Wanna Quit Your Job? Get your Finances Ready!

Limor Markman
Limor Markman is a Real Estate Investor and Money Expert empowering women to live unapologetically Financially FabulousTM lives! Following a decade of marketing leadership in the Financial Services industry, Limor found herself asking if there is more to life than climbing the corporate ladder and working even more hours. With these thoughts in mind, she embarked on a journey to educate herself on real estate investing and has quickly become an accomplished real estate investor with properties across Canada. Limor launched www.Limor.Money as well as the YouTube channel ‘Limor’ as a judgment and jargon free space for women to learn about and excel at managing their finances. She travels across Canada teaching women the basics of real estate investing. She is also a contributing author to the best selling book, “Who’s Going To Stop Us Now,” where she tells her personal finance journey. Limor believes that all women should be financially independent regardless of their relationship status and has made it her mission to empower women to take steps to make this a reality.
Personal Finance

Oct 01,2016

It seems to be very trendy these days to quit your day job and pursue your dreams and if you’re seriously considering it, here are my top four financial tips BEFORE you leave your 9 – 5.

  1. Know how you’re going to make money for the next 6 months.
  • As much as you dislike your job, boss, colleagues etc. you have to realize that you get a regular pay-cheque and that the moment you leave your job, your income will stop! That’s why the first step is knowing how you are going to make money for the next six months.
  • The best way to secure your first six months of income is to be working on your side hustle and develop your biz and generate income from your biz before you leave your job.
  1. Calculate exactly how much your life costs
  • When you have a steady salary it is easy to get by without knowing exactly how much money you spend every month. But once you say good-bye to the extra financial cushion which your job provides, you need to know the minimum amount which you require each month to fund your life. You may even want to calculate two different amounts. One, which is your baseline expenses and another, which includes your luxuries and little treats that you enjoy to spend on if money allows.
  • Keep in mind that in order to be a successful entrepreneur you are going to have to invest in your business and you may have some extra expenses that you don’t have today, so don’t forget to take those into consideration.
  1. Have a plan B with back up savings
  • You have to be realistic. Unfortunately, the stats say that 9 out of 10 new businesses fail. Hopefully this won’t apply to your new venture but if your new business does not get off the ground as you had hoped, you need to have a plan B. Plan B can be as simple as having enough funds to cover six months of expenses while you figure out what’s next. Plan carefully and put those funds aside for when you might need them most!
  • As part of your plan B, you may also want to go back to work part time, to ensure a steady stream of income while you’re building your new biz.
  1. Understand what you’re giving up
  • Leaving a structured role to build your biz and become your own boss can be the dream life, but there are benefits you may be leaving behind, like health coverage, life insurance, retirement contribution matching etc.
  • Health and insurance coverage can be significant and it probably is not something you are budgeting for today, but if you give it up, you’ll need to calculate those costs and factor them into your expenses to make sure you have adequate coverage going forward.

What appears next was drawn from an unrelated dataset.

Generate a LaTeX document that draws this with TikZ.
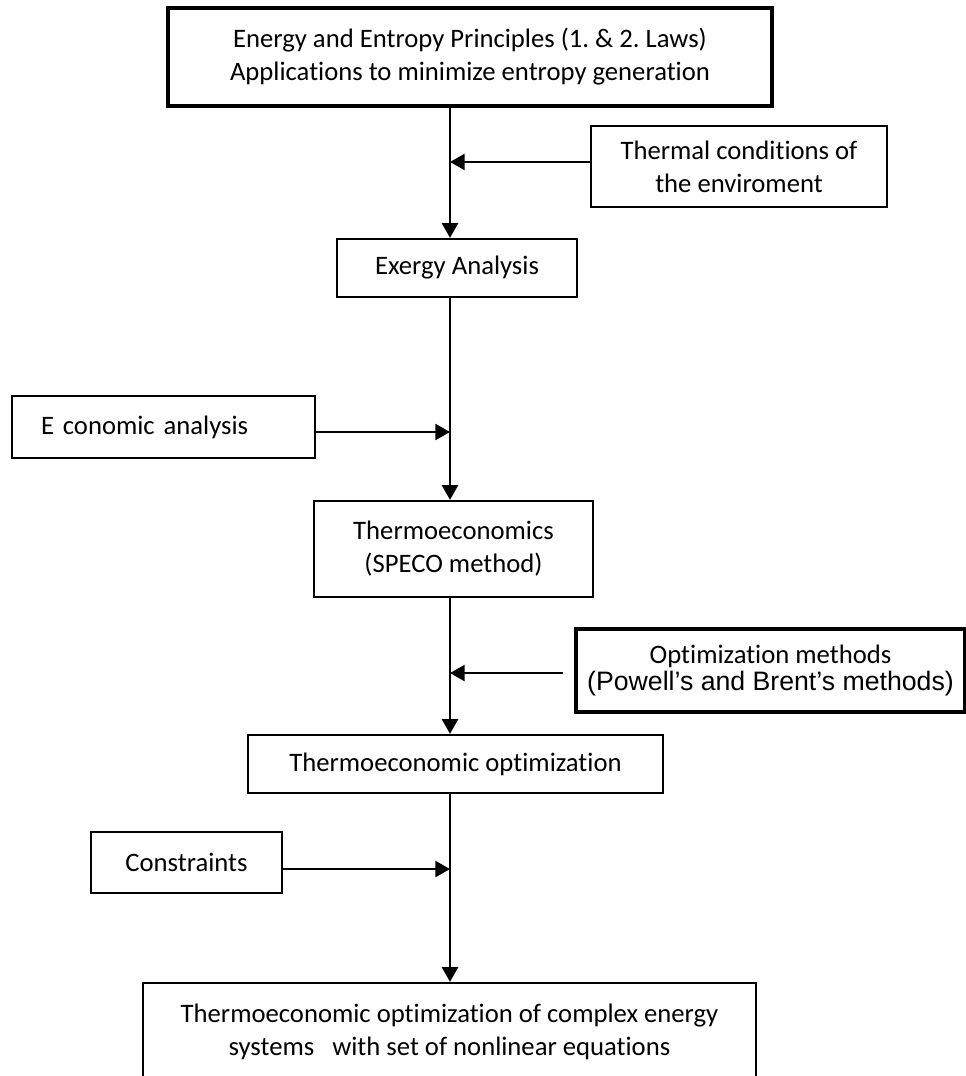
\documentclass[tikz,border=0pt]{standalone}
\usepackage{fontspec}
\setmainfont{Carlito}[Ligatures=NoCommon]
\newfontfamily\arialfont{Liberation Sans}
\usetikzlibrary{arrows.meta}
\frenchspacing

\begin{document}
\begin{tikzpicture}[
  x=0.75pt, y=-0.75pt,
  box/.style={rectangle, draw=black, line width=1.7pt, inner sep=0pt, align=center, font=\fontsize{20}{24.75}\selectfont},
  arrow/.style={-{Triangle[length=11pt, width=12pt]}, line width=1.8pt}
]
\useasboundingbox (0,0) rectangle (966,1076);
\coordinate (spine) at (450,0);

% Main chain
\node[box, line width=2.3pt, minimum width=453pt, minimum height=73.5pt] (energy) at (470,57) {Energy and Entropy Principles (1. \& 2. Laws)\\Applications to minimize entropy generation};
\node[box, minimum width=180pt, minimum height=43.5pt] (exergy) at (457,268) {Exergy Analysis};
\node[box, minimum width=209.25pt, minimum height=72pt] (thermo) at (453.5,549) {Thermoeconomics\\(SPECO method)};
\node[box, minimum width=311.25pt, minimum height=43.5pt] (topt) at (455.5,764) {Thermoeconomic optimization};
\node[box, minimum width=459.75pt, minimum height=73.5pt] (final) at (449.5,1032) {Thermoeconomic optimization of complex energy\\systems\ \ \ with set of nonlinear equations};

% Side inputs
\node[box, minimum width=222pt, minimum height=60.75pt] (thermal) at (739,166.5) {Thermal conditions of\\the enviroment};
\node[box, align=left, inner xsep=21.75pt, text width=183.75pt, minimum height=46.5pt] (econ) at (163.5,427) {E conomic analysis};
\node[box, line width=2.4pt, minimum width=291.75pt, minimum height=62.25pt] (opt) at (770.5,670.5) {Optimization methods\\[-4pt]{\arialfont (Powell’s and Brent’s methods)}};
\node[box, minimum width=143.25pt, minimum height=45.75pt] (cons) at (186.5,862.5) {Constraints};

% Arrows
\draw[arrow] (energy.south -| spine) -- (exergy.north -| spine);
\draw[arrow] ([yshift=3.4pt]thermal.west) -- ([yshift=3.4pt]thermal.west -| spine);
\draw[arrow] (exergy.south -| spine) -- (thermo.north -| spine);
\draw[arrow] ([yshift=-3.75pt]econ.east) -- ([yshift=-3.75pt]econ.east -| spine);
\draw[arrow] (thermo.south -| spine) -- (topt.north -| spine);
\draw[arrow] ([xshift=-8.25pt, yshift=-1.9pt]opt.west) -- ([yshift=-1.9pt]opt.west -| spine);
\draw[arrow] (topt.south -| spine) -- (final.north -| spine);
\draw[arrow] ([yshift=-4.9pt]cons.east) -- ([yshift=-4.9pt]cons.east -| spine);

\end{tikzpicture}
\end{document}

Making a life and career change like leaving your structured career to start your own biz can be exciting and wonderful however you need to be sure that you have looked at the full picture.

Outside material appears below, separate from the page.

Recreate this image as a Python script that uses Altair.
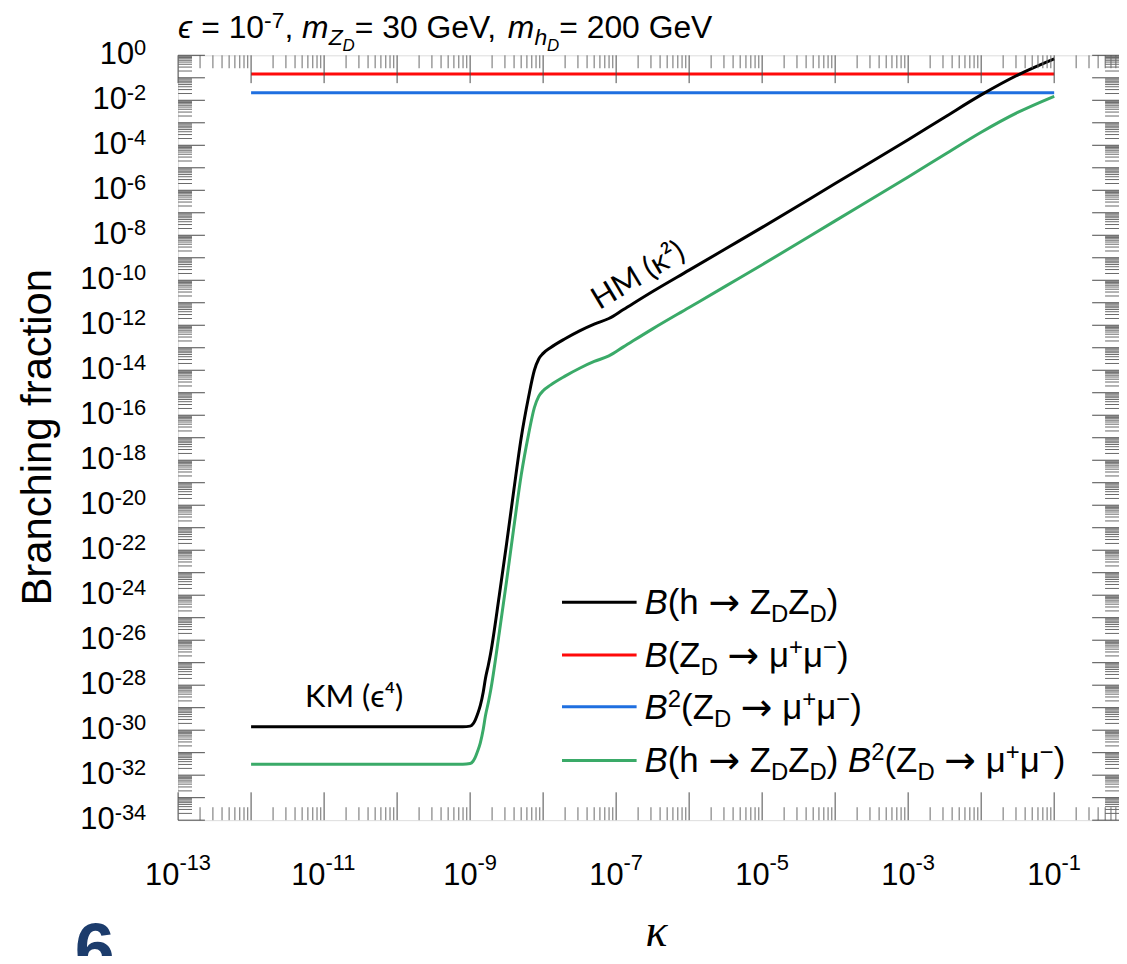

Disclaimer: Just a reminder, that I’m not a Certified Financial Planner, the content is my opinion only. I’ve made every effort to ensure that the information in my videos and articles has been accurately represented. I do not warrant or represent that the information is accurate, up-to-date, comprehensive, verified or complete. The content has been developed for educational and informational purposes only and is made available to you as self-help tools for your own use; it is not a substitute for professional advice. I shall not be liable for any investment decisions or any other actions taken by you based on my information.